In order to illustrate this subject, we are interested in two different historical sources which inform us about these aspects. Firstly, the notarial protocols of Jaume Salvador in the Kingdom of Valencia Archive, whose customers were, in many cases, foreign merchants, and the notaries Jaume Casanova and Johan Montfort from the Archive of the Patriarch. Moreover, we have studied the records of the new dwellers in the City Archive. These three archives keep several testaments and contracts that report about the business and life of the people from the Cantabrian town-ports.
City and newcomers: case study on Šibenik in 15th century
Ante Birin (Croatian Institute of History)
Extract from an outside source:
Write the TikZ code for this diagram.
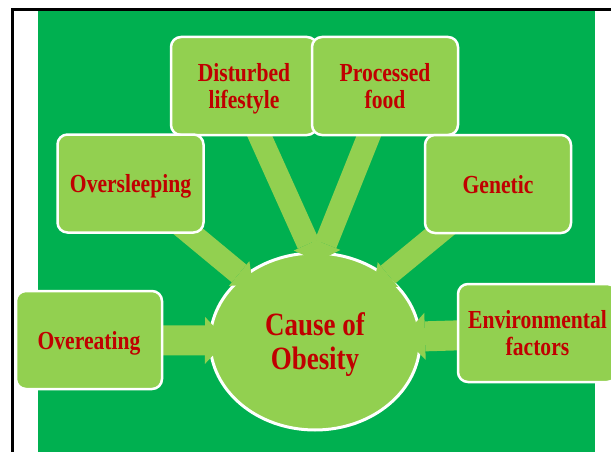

Middle Ages, Dalmatia, Foreigners
The flow of goods and men which since the beginning of the period of the High Middle Ages became more intense on the eastern coast of Adriatic used to cause, among other things, more frequent arrivals of foreigners into Dalmatian towns, into Šibenik too. Following given trade routes, they were, for a shorter or longer time, directly involved in the social and economic life of the city, becoming its inhabitants (habitatores). From previous studies, it is known that most of these newcomers were from the hinterland area of the Dalmatian cities and that they mostly satisfied communal needs for labour force. Newcomers from the neighbouring Dalmatian towns as well as from Italian cities were mostly officials, soldiers, artisans and traders, i.e. those whose political, economic or social activities were fitting into the development of the commune, therefore easily fitting into host society. This study, primarily based on archival documents of Sibenik’s notaries, would explore from which cities and areas newcomers mainly used to come into Šibenik, what their professions were, for how long they used to stay, what financial statuses they had, what kinds of family structures and relationships with the locals they used to establish, which types of properties (houses, lands) and ownership (permanent or long-term possession, lease) they used to acquire, etc. Such an exploring would ultimately allow a comparative analysis of the socio-economic development of Šibenik with development of other urban centres on the east coast of the Adriatic Sea and on the Apennine peninsula, also in wider region.